§ **Directions for this task**
Set down the data below without change, skipping the pictures it holds.

⟨

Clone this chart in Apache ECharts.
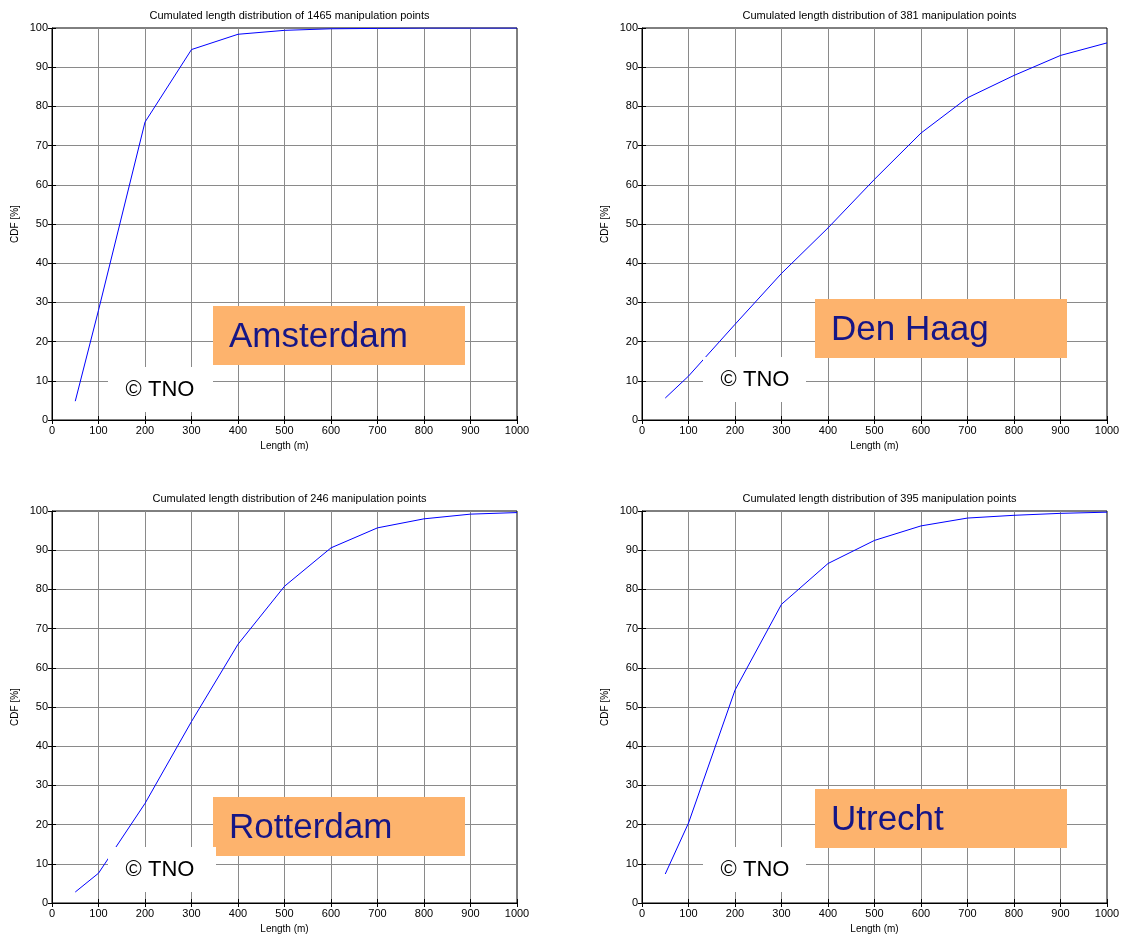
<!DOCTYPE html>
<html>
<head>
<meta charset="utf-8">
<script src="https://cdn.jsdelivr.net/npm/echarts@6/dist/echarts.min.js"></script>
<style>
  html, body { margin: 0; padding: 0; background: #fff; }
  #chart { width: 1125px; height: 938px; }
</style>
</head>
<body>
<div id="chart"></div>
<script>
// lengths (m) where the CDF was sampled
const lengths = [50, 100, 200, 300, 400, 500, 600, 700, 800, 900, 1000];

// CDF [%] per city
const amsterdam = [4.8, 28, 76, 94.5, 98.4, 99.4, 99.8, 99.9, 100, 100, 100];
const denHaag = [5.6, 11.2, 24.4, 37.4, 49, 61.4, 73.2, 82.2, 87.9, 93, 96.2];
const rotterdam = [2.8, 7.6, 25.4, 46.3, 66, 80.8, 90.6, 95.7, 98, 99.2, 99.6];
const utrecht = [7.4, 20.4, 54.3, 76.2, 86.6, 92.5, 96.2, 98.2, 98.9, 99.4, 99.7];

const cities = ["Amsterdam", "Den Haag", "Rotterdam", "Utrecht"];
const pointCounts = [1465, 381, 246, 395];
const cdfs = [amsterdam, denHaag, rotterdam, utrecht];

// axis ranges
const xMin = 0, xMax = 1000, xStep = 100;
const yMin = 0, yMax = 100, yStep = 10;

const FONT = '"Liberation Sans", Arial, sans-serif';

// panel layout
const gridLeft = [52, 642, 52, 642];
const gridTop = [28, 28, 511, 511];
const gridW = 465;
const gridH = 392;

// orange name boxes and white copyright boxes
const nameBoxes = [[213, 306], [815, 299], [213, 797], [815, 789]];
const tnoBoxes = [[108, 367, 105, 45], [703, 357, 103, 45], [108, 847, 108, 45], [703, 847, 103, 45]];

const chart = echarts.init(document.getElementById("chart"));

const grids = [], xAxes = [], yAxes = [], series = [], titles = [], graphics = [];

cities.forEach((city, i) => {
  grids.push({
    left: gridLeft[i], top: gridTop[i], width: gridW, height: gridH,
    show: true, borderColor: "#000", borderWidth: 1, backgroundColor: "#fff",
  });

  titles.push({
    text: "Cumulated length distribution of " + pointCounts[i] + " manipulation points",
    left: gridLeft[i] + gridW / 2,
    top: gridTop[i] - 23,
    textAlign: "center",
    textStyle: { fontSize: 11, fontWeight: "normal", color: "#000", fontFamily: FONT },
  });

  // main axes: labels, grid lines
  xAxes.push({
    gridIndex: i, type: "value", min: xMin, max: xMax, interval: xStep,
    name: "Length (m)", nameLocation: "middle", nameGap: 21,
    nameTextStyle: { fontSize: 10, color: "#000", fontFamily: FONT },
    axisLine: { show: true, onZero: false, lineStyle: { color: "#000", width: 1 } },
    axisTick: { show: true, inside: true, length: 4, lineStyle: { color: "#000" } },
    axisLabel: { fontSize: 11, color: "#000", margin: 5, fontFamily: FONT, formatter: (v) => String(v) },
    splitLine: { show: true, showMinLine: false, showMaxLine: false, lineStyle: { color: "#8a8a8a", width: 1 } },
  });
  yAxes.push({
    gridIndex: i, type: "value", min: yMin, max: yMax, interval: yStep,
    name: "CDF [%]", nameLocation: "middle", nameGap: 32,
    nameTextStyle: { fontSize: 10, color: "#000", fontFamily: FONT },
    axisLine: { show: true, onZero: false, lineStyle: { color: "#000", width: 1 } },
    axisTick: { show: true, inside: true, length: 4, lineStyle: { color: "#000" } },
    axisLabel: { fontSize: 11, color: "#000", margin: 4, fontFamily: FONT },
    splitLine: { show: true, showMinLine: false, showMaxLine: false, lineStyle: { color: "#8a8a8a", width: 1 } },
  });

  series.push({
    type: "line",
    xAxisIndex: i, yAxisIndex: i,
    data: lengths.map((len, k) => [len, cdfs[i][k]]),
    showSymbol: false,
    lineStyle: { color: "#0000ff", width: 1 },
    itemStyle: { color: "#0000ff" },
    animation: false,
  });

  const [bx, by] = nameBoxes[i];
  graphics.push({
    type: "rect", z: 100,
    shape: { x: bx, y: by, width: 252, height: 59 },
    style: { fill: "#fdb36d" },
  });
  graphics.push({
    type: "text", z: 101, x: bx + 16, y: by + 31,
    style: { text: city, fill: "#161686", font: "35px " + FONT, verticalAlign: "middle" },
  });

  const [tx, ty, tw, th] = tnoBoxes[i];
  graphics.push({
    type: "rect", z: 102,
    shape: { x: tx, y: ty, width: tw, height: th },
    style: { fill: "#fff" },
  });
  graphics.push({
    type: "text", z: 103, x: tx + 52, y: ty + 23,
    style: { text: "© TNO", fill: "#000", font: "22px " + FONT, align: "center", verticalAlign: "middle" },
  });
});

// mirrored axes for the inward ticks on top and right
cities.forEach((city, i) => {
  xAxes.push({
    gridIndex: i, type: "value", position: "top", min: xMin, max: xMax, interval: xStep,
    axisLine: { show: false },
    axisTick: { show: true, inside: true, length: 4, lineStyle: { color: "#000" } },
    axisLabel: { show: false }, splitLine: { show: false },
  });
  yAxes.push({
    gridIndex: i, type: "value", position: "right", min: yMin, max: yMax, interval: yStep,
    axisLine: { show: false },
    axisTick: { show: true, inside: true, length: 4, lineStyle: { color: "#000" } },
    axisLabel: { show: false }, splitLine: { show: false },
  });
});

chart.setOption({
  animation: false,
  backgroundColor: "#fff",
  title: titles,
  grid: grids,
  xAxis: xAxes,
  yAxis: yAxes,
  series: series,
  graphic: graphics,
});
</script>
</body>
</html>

⟩

§ **Task answer**
Clone this chart in Apache ECharts.
<!DOCTYPE html>
<html>
<head>
<meta charset="utf-8">
<script src="https://cdn.jsdelivr.net/npm/echarts@6/dist/echarts.min.js"></script>
<style>
  html, body { margin: 0; padding: 0; background: #fff; }
  #chart { width: 1125px; height: 938px; }
</style>
</head>
<body>
<div id="chart"></div>
<script>
// lengths (m) where the CDF was sampled
const lengths = [50, 100, 200, 300, 400, 500, 600, 700, 800, 900, 1000];

// CDF [%] per city
const amsterdam = [4.8, 28, 76, 94.5, 98.4, 99.4, 99.8, 99.9, 100, 100, 100];
const denHaag = [5.6, 11.2, 24.4, 37.4, 49, 61.4, 73.2, 82.2, 87.9, 93, 96.2];
const rotterdam = [2.8, 7.6, 25.4, 46.3, 66, 80.8, 90.6, 95.7, 98, 99.2, 99.6];
const utrecht = [7.4, 20.4, 54.3, 76.2, 86.6, 92.5, 96.2, 98.2, 98.9, 99.4, 99.7];

const cities = ["Amsterdam", "Den Haag", "Rotterdam", "Utrecht"];
const pointCounts = [1465, 381, 246, 395];
const cdfs = [amsterdam, denHaag, rotterdam, utrecht];

// axis ranges
const xMin = 0, xMax = 1000, xStep = 100;
const yMin = 0, yMax = 100, yStep = 10;

const FONT = '"Liberation Sans", Arial, sans-serif';

// panel layout
const gridLeft = [52, 642, 52, 642];
const gridTop = [28, 28, 511, 511];
const gridW = 465;
const gridH = 392;

// orange name boxes and white copyright boxes
const nameBoxes = [[213, 306], [815, 299], [213, 797], [815, 789]];
const tnoBoxes = [[108, 367, 105, 45], [703, 357, 103, 45], [108, 847, 108, 45], [703, 847, 103, 45]];

const chart = echarts.init(document.getElementById("chart"));

const grids = [], xAxes = [], yAxes = [], series = [], titles = [], graphics = [];

cities.forEach((city, i) => {
  grids.push({
    left: gridLeft[i], top: gridTop[i], width: gridW, height: gridH,
    show: true, borderColor: "#000", borderWidth: 1, backgroundColor: "#fff",
  });

  titles.push({
    text: "Cumulated length distribution of " + pointCounts[i] + " manipulation points",
    left: gridLeft[i] + gridW / 2,
    top: gridTop[i] - 23,
    textAlign: "center",
    textStyle: { fontSize: 11, fontWeight: "normal", color: "#000", fontFamily: FONT },
  });

  // main axes: labels, grid lines
  xAxes.push({
    gridIndex: i, type: "value", min: xMin, max: xMax, interval: xStep,
    name: "Length (m)", nameLocation: "middle", nameGap: 21,
    nameTextStyle: { fontSize: 10, color: "#000", fontFamily: FONT },
    axisLine: { show: true, onZero: false, lineStyle: { color: "#000", width: 1 } },
    axisTick: { show: true, inside: true, length: 4, lineStyle: { color: "#000" } },
    axisLabel: { fontSize: 11, color: "#000", margin: 5, fontFamily: FONT, formatter: (v) => String(v) },
    splitLine: { show: true, showMinLine: false, showMaxLine: false, lineStyle: { color: "#8a8a8a", width: 1 } },
  });
  yAxes.push({
    gridIndex: i, type: "value", min: yMin, max: yMax, interval: yStep,
    name: "CDF [%]", nameLocation: "middle", nameGap: 32,
    nameTextStyle: { fontSize: 10, color: "#000", fontFamily: FONT },
    axisLine: { show: true, onZero: false, lineStyle: { color: "#000", width: 1 } },
    axisTick: { show: true, inside: true, length: 4, lineStyle: { color: "#000" } },
    axisLabel: { fontSize: 11, color: "#000", margin: 4, fontFamily: FONT },
    splitLine: { show: true, showMinLine: false, showMaxLine: false, lineStyle: { color: "#8a8a8a", width: 1 } },
  });

  series.push({
    type: "line",
    xAxisIndex: i, yAxisIndex: i,
    data: lengths.map((len, k) => [len, cdfs[i][k]]),
    showSymbol: false,
    lineStyle: { color: "#0000ff", width: 1 },
    itemStyle: { color: "#0000ff" },
    animation: false,
  });

  const [bx, by] = nameBoxes[i];
  graphics.push({
    type: "rect", z: 100,
    shape: { x: bx, y: by, width: 252, height: 59 },
    style: { fill: "#fdb36d" },
  });
  graphics.push({
    type: "text", z: 101, x: bx + 16, y: by + 31,
    style: { text: city, fill: "#161686", font: "35px " + FONT, verticalAlign: "middle" },
  });

  const [tx, ty, tw, th] = tnoBoxes[i];
  graphics.push({
    type: "rect", z: 102,
    shape: { x: tx, y: ty, width: tw, height: th },
    style: { fill: "#fff" },
  });
  graphics.push({
    type: "text", z: 103, x: tx + 52, y: ty + 23,
    style: { text: "© TNO", fill: "#000", font: "22px " + FONT, align: "center", verticalAlign: "middle" },
  });
});

// mirrored axes for the inward ticks on top and right
cities.forEach((city, i) => {
  xAxes.push({
    gridIndex: i, type: "value", position: "top", min: xMin, max: xMax, interval: xStep,
    axisLine: { show: false },
    axisTick: { show: true, inside: true, length: 4, lineStyle: { color: "#000" } },
    axisLabel: { show: false }, splitLine: { show: false },
  });
  yAxes.push({
    gridIndex: i, type: "value", position: "right", min: yMin, max: yMax, interval: yStep,
    axisLine: { show: false },
    axisTick: { show: true, inside: true, length: 4, lineStyle: { color: "#000" } },
    axisLabel: { show: false }, splitLine: { show: false },
  });
});

chart.setOption({
  animation: false,
  backgroundColor: "#fff",
  title: titles,
  grid: grids,
  xAxis: xAxes,
  yAxis: yAxes,
  series: series,
  graphic: graphics,
});
</script>
</body>
</html>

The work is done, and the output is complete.